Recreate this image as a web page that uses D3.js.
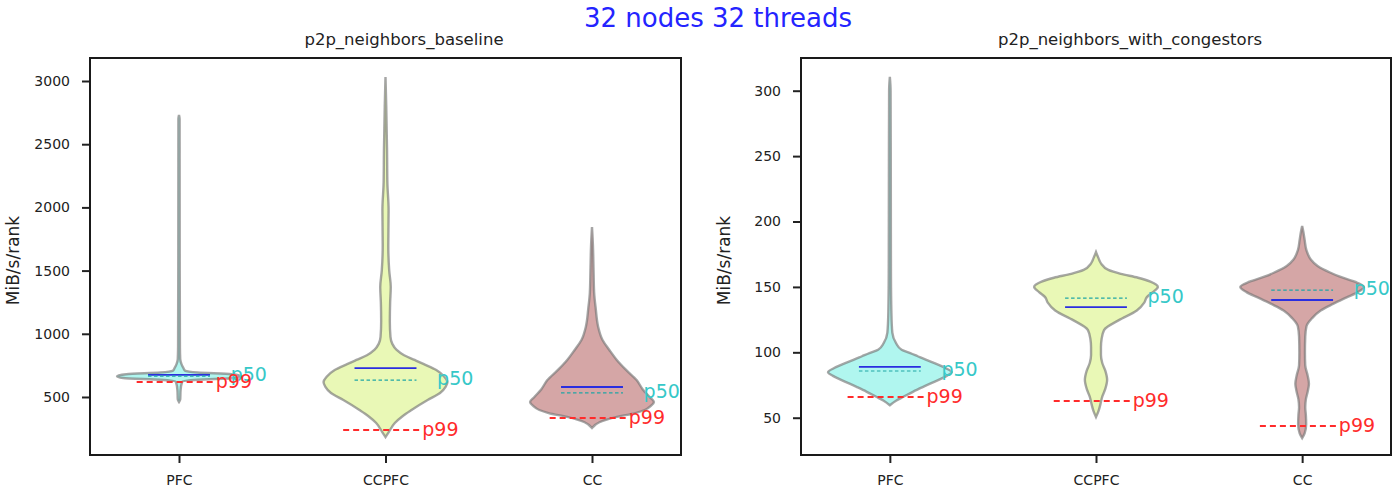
<!DOCTYPE html>
<html>
<head>
<meta charset="utf-8">
<script src="https://cdn.jsdelivr.net/npm/d3@7.9.0/dist/d3.min.js"></script>
<style>
    body { margin: 0; background: #fff; }
    text { font-family: 'DejaVu Sans', sans-serif; }
</style>
</head>
<body>
<div id="chart"></div>
<script>
// categories and titles
const categories = ['PFC', 'CCPFC', 'CC'];
const suptitle = '32 nodes 32 threads';
const panelTitles = ['p2p_neighbors_baseline', 'p2p_neighbors_with_congestors'];
const yLabel = 'MiB/s/rank';

// violin outlines: [value, relative half width]
const baselinePFC = [[460, 0], [480, 0.02], [550, 0.025], [620, 0.05], [636, 0.3], [650, 0.9], [665, 1.0],
    [680, 0.85], [694, 0.3], [708, 0.1], [730, 0.07], [760, 0.04], [800, 0.02], [900, 0.015],
    [1500, 0.012], [2700, 0.01], [2731, 0]];
const baselineCCPFC = [[183, 0], [220, 0.05], [294, 0.15], [350, 0.28], [397, 0.42], [476, 0.68],
    [531, 0.88], [580, 0.97], [619, 1.0], [660, 0.95], [714, 0.82], [760, 0.62], [793, 0.47],
    [830, 0.3], [872, 0.18], [920, 0.11], [975, 0.08], [1100, 0.07], [1250, 0.075], [1370, 0.085],
    [1500, 0.06], [1700, 0.045], [1979, 0.05], [2200, 0.03], [2454, 0.025], [2800, 0.012], [3032, 0]];
const baselineCC = [[255, 0], [300, 0.12], [342, 0.4], [373, 0.7], [397, 0.85], [430, 0.95], [460, 1.0],
    [500, 0.93], [560, 0.82], [634, 0.72], [714, 0.55], [793, 0.4], [872, 0.28], [951, 0.17],
    [1054, 0.1], [1200, 0.06], [1323, 0.035], [1500, 0.025], [1700, 0.015], [1845, 0]];

const congestPFC = [[59.5, 0], [63, 0.1], [66, 0.22], [70, 0.38], [73.4, 0.53], [78.8, 0.78], [82, 0.92],
    [84.8, 1.0], [88, 0.9], [92.5, 0.68], [94.4, 0.58], [97, 0.45], [99.4, 0.33], [102, 0.19],
    [107, 0.1], [115, 0.04], [130, 0.025], [160, 0.018], [250, 0.015], [300, 0.012], [310.5, 0]];
const congestCCPFC = [[50.5, 0], [55, 0.04], [60, 0.07], [66, 0.1], [72, 0.15], [79, 0.18], [86, 0.15],
    [92, 0.1], [98, 0.08], [104, 0.08], [110, 0.09], [117, 0.13], [124.6, 0.37], [132, 0.66],
    [138, 0.78], [142, 0.82], [146, 0.92], [150, 1.0], [154, 0.88], [157, 0.68], [160, 0.4],
    [163, 0.2], [168, 0.08], [172, 0.04], [176.7, 0]];
const congestCC = [[34.4, 0], [38, 0.04], [45, 0.065], [52, 0.06], [58, 0.05], [64, 0.06], [70, 0.09],
    [76, 0.11], [82, 0.09], [90, 0.05], [100, 0.045], [112, 0.05], [120, 0.07], [126, 0.16],
    [132, 0.3], [137, 0.5], [142, 0.72], [146, 0.9], [150, 1.0], [154, 0.85], [158, 0.6],
    [161, 0.45], [166, 0.25], [171, 0.14], [178, 0.07], [186, 0.04], [192, 0.02], [196.5, 0]];

// summary lines
const baselineMean = [675, 729, 579];
const baselineP50 = [665, 634, 532];
const baselineP99 = [619, 239, 334];
const congestMean = [88.8, 134.6, 140];
const congestP50 = [85.7, 141.5, 147.6];
const congestP99 = [65.8, 62.8, 43.6];

// axes
const baselineDomain = [41, 3182];
const congestDomain = [21.5, 325];
const baselineTicks = [500, 1000, 1500, 2000, 2500, 3000];
const congestTicks = [50, 100, 150, 200, 250, 300];

const fills = ['#b0f6ef', '#e9f8b6', '#d5a6a6'];

const width = 1395;
const height = 494;
const plotTop = 58, plotBottom = 455;

const panels = [
    { title: panelTitles[0], titleX: 404, left: 90, right: 681, domain: baselineDomain, ticks: baselineTicks,
      shapes: [baselinePFC, baselineCCPFC, baselineCC], mean: baselineMean, p50: baselineP50, p99: baselineP99 },
    { title: panelTitles[1], titleX: 1130, left: 801, right: 1391, domain: congestDomain, ticks: congestTicks,
      shapes: [congestPFC, congestCCPFC, congestCC], mean: congestMean, p50: congestP50, p99: congestP99 }
];

const svg = d3.select('#chart')
    .append('svg')
    .attr('width', width)
    .attr('height', height)
    .attr('viewBox', `0 0 ${width} ${height}`);

svg.append('rect').attr('width', width).attr('height', height).attr('fill', '#fff');

svg.append('text')
    .attr('x', 718)
    .attr('y', 27)
    .attr('text-anchor', 'middle')
    .attr('font-size', '26px')
    .attr('fill', '#2424ff')
    .text(suptitle);

panels.forEach(p => {
    const x = d3.scaleLinear().domain([0.569, 3.431]).range([p.left, p.right]);
    const y = d3.scaleLinear().domain(p.domain).range([plotBottom, plotTop]);
    const g = svg.append('g');

    // title
    g.append('text')
        .attr('x', p.titleX)
        .attr('y', 45)
        .attr('text-anchor', 'middle')
        .attr('font-size', '16.5px')
        .attr('fill', '#222')
        .text(p.title);

    // violins
    const half = 0.3;
    p.shapes.forEach((shape, i) => {
        const pos = i + 1;
        const area = d3.area()
            .y(d => y(d[0]))
            .x0(d => x(pos - d[1] * half))
            .x1(d => x(pos + d[1] * half))
            .curve(d3.curveMonotoneY);
        g.append('path')
            .datum(shape)
            .attr('d', area)
            .attr('fill', fills[i])
            .attr('stroke', '#777')
            .attr('stroke-opacity', 0.65)
            .attr('stroke-width', 2.4);
    });

    // mean (blue), median (dashed), p99 (red)
    categories.forEach((c, i) => {
        const pos = i + 1;
        g.append('line')
            .attr('x1', x(pos - 0.15)).attr('x2', x(pos + 0.15))
            .attr('y1', y(p.mean[i])).attr('y2', y(p.mean[i]))
            .attr('stroke', '#2a2ee0')
            .attr('stroke-width', 1.8);
        g.append('line')
            .attr('x1', x(pos - 0.15)).attr('x2', x(pos + 0.15))
            .attr('y1', y(p.p50[i])).attr('y2', y(p.p50[i]))
            .attr('stroke', '#1fa5a5')
            .attr('stroke-width', 1.2)
            .attr('stroke-dasharray', '3.5,2.5');
        g.append('text')
            .attr('x', x(pos + 0.25))
            .attr('y', y(p.p50[i]) - 2)
            .attr('dominant-baseline', 'central')
            .attr('font-size', '19px')
            .attr('fill', '#36c8c8')
            .text('p50');
        g.append('line')
            .attr('x1', x(pos - 0.205)).attr('x2', x(pos + 0.175))
            .attr('y1', y(p.p99[i])).attr('y2', y(p.p99[i]))
            .attr('stroke', '#ff2b2b')
            .attr('stroke-width', 2)
            .attr('stroke-dasharray', '6,4');
        g.append('text')
            .attr('x', x(pos + 0.178))
            .attr('y', y(p.p99[i]) - 1)
            .attr('dominant-baseline', 'central')
            .attr('font-size', '19px')
            .attr('fill', '#ff2b2b')
            .text('p99');
    });

    // y axis
    const yAxis = g.append('g')
        .attr('transform', `translate(${p.left},0)`)
        .call(d3.axisLeft(y).tickValues(p.ticks).tickFormat(d3.format('d')).tickSize(8).tickPadding(12));
    yAxis.select('.domain').remove();
    yAxis.selectAll('line').attr('stroke', '#222').attr('stroke-width', 2);
    yAxis.selectAll('text').attr('font-size', '14px').attr('fill', '#222');

    // x axis
    const xAxis = g.append('g')
        .attr('transform', `translate(0,${plotBottom})`)
        .call(d3.axisBottom(x).tickValues([1, 2, 3]).tickFormat((d, i) => categories[i]).tickSize(8).tickPadding(12));
    xAxis.select('.domain').remove();
    xAxis.selectAll('line').attr('stroke', '#222').attr('stroke-width', 2);
    xAxis.selectAll('text').attr('font-size', '14px').attr('fill', '#222');

    // frame
    g.append('rect')
        .attr('x', p.left).attr('y', plotTop)
        .attr('width', p.right - p.left).attr('height', plotBottom - plotTop)
        .attr('fill', 'none')
        .attr('stroke', '#1a1a1a')
        .attr('stroke-width', 2);

    // y label
    g.append('text')
        .attr('transform', `translate(${p.left - 77},${(plotTop + plotBottom) / 2 + 4}) rotate(-90)`)
        .attr('text-anchor', 'middle')
        .attr('dominant-baseline', 'central')
        .attr('font-size', '17px')
        .attr('fill', '#222')
        .text(yLabel);
});
</script>
</body>
</html>
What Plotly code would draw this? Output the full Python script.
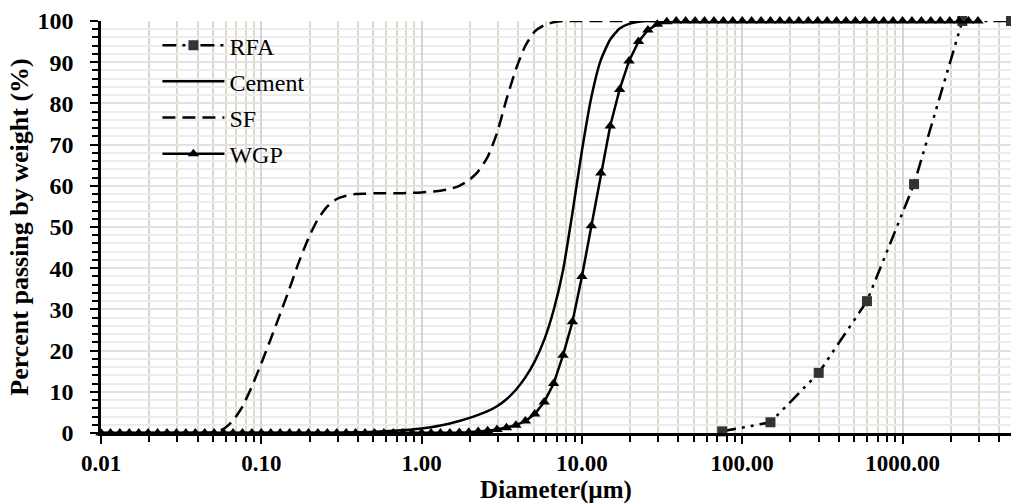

GIVEN REQUEST: Please quote exactly the run of lines that starts the entries and ends at the line containing "const yLabel = 'MiB/s/rank';", leaving out every picture.

COMPLETED TASK:
Recreate this image as a web page that uses D3.js.
<!DOCTYPE html>
<html>
<head>
<meta charset="utf-8">
<script src="https://cdn.jsdelivr.net/npm/d3@7.9.0/dist/d3.min.js"></script>
<style>
    body { margin: 0; background: #fff; }
    text { font-family: 'DejaVu Sans', sans-serif; }
</style>
</head>
<body>
<div id="chart"></div>
<script>
// categories and titles
const categories = ['PFC', 'CCPFC', 'CC'];
const suptitle = '32 nodes 32 threads';
const panelTitles = ['p2p_neighbors_baseline', 'p2p_neighbors_with_congestors'];
const yLabel = 'MiB/s/rank';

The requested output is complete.